• **Task brief**
Below are several entries. Transcribe exactly those lines that fall from the one with "Generate a Python" through the one with "import numpy as np", end lines included.

[Start Records for the task]

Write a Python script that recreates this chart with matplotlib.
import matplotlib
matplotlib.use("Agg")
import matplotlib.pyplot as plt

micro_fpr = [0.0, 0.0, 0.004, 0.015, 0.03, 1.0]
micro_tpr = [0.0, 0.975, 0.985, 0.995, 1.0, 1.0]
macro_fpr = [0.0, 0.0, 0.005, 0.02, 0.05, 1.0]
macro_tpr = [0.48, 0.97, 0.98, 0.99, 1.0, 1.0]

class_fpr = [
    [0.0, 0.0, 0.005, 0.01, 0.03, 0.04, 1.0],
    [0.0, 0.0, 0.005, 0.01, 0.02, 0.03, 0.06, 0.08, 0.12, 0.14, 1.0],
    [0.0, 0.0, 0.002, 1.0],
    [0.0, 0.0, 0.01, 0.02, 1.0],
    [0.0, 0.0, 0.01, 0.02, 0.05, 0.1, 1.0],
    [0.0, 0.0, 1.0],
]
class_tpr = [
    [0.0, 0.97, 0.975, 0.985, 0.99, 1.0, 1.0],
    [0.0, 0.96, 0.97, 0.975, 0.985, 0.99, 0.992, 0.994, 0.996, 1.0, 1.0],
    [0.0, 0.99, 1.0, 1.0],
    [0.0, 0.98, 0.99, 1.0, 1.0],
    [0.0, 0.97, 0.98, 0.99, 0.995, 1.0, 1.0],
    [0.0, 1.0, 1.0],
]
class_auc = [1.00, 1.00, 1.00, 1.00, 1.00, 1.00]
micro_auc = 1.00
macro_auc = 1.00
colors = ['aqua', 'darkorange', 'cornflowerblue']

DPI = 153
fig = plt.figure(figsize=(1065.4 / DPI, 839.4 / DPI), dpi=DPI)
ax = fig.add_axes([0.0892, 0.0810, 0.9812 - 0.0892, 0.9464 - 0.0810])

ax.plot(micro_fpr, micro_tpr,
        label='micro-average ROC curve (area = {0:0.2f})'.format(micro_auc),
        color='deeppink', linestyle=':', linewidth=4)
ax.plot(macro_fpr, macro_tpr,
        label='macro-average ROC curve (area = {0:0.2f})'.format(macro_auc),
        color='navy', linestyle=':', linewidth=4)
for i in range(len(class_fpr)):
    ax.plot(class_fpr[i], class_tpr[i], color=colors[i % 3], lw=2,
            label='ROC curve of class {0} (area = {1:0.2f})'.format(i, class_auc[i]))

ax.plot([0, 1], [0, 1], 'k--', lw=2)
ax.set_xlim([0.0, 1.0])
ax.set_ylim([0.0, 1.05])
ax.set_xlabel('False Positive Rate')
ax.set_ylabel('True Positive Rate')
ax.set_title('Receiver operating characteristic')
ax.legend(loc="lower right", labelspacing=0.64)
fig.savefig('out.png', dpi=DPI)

[End Records for the task]
[Start Records for the task]

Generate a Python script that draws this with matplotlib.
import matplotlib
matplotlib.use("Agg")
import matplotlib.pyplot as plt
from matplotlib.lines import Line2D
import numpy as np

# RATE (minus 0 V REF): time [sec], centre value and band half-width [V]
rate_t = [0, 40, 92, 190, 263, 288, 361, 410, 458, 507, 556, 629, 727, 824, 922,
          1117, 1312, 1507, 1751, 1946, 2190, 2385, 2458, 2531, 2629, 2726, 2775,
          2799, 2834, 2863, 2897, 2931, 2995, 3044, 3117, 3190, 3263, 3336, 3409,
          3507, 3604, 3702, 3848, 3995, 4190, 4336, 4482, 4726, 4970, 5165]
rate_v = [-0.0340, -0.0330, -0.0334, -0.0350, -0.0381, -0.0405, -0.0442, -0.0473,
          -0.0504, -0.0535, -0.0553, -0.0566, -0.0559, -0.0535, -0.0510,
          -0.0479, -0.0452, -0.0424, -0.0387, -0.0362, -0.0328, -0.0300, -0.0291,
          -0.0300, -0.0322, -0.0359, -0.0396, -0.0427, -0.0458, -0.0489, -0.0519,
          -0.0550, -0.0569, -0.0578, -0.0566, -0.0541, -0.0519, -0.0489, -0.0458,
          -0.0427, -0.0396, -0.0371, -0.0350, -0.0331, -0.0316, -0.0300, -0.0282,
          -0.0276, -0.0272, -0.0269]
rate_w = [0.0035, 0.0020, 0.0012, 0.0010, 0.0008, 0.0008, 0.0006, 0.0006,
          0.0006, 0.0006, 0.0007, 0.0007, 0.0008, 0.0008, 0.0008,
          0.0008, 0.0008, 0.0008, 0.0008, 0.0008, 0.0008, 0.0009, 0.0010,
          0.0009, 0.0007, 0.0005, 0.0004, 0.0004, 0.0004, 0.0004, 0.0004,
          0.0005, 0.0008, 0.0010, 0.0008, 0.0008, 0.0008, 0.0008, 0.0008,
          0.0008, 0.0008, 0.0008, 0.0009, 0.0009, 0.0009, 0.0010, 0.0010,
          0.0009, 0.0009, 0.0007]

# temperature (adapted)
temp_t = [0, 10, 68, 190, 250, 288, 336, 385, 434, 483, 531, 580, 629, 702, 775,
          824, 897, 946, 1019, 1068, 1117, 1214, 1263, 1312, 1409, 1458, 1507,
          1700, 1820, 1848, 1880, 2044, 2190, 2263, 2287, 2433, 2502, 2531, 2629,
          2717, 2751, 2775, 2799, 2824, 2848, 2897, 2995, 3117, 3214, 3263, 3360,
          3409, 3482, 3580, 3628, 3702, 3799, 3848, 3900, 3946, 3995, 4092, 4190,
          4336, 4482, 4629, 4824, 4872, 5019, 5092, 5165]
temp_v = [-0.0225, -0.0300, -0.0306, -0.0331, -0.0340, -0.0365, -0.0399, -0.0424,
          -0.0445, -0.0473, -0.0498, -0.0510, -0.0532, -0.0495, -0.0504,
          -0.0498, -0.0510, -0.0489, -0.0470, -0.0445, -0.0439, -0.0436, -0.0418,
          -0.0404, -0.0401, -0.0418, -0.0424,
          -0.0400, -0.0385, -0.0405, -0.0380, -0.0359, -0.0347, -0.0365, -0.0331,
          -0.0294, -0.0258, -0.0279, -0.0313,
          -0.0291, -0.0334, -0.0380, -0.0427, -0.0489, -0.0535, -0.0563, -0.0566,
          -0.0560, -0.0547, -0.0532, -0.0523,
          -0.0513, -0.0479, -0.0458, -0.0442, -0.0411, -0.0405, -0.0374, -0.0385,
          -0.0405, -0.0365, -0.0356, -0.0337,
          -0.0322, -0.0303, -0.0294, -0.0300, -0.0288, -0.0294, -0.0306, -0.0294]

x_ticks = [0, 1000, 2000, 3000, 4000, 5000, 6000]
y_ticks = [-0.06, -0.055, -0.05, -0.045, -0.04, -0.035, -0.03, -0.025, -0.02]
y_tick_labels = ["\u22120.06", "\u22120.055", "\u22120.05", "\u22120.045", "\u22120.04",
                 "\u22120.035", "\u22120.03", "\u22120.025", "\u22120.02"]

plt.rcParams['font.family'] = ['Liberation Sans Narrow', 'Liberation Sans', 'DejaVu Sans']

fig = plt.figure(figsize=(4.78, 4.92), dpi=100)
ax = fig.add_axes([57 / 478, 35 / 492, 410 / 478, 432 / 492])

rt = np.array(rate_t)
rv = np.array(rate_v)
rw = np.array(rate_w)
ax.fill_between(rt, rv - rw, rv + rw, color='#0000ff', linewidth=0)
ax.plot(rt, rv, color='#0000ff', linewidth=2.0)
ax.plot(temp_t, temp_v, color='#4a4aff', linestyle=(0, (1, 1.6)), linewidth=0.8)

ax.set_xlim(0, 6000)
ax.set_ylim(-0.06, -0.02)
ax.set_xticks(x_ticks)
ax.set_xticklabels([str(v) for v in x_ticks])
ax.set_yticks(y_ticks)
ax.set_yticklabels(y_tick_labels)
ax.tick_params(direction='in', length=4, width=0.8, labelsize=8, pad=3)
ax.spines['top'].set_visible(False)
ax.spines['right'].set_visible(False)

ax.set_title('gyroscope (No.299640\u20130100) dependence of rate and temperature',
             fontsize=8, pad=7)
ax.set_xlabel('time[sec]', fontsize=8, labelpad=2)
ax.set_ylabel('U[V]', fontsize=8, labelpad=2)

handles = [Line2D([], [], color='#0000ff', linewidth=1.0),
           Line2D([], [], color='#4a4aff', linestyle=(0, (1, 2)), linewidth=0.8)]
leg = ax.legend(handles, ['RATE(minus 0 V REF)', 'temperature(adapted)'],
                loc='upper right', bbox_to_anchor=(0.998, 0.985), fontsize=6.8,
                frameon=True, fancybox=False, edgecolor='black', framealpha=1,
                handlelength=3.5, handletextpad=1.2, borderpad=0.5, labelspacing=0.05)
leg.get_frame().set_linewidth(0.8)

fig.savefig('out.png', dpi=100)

[End Records for the task]
[Start Records for the task]

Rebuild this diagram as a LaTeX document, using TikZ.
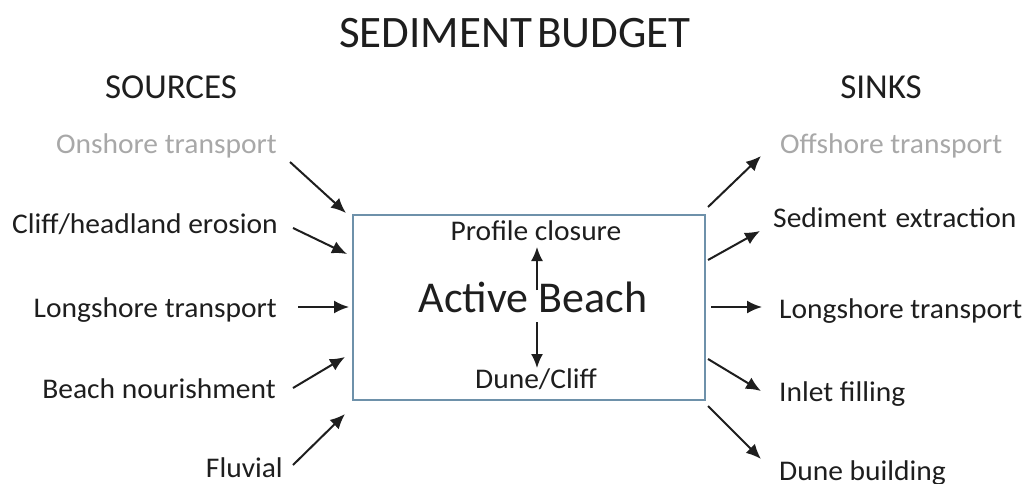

[End Records for the task]

• **Exercise solution**
Generate a Python script that draws this with matplotlib.
import matplotlib
matplotlib.use("Agg")
import matplotlib.pyplot as plt
from matplotlib.lines import Line2D
import numpy as np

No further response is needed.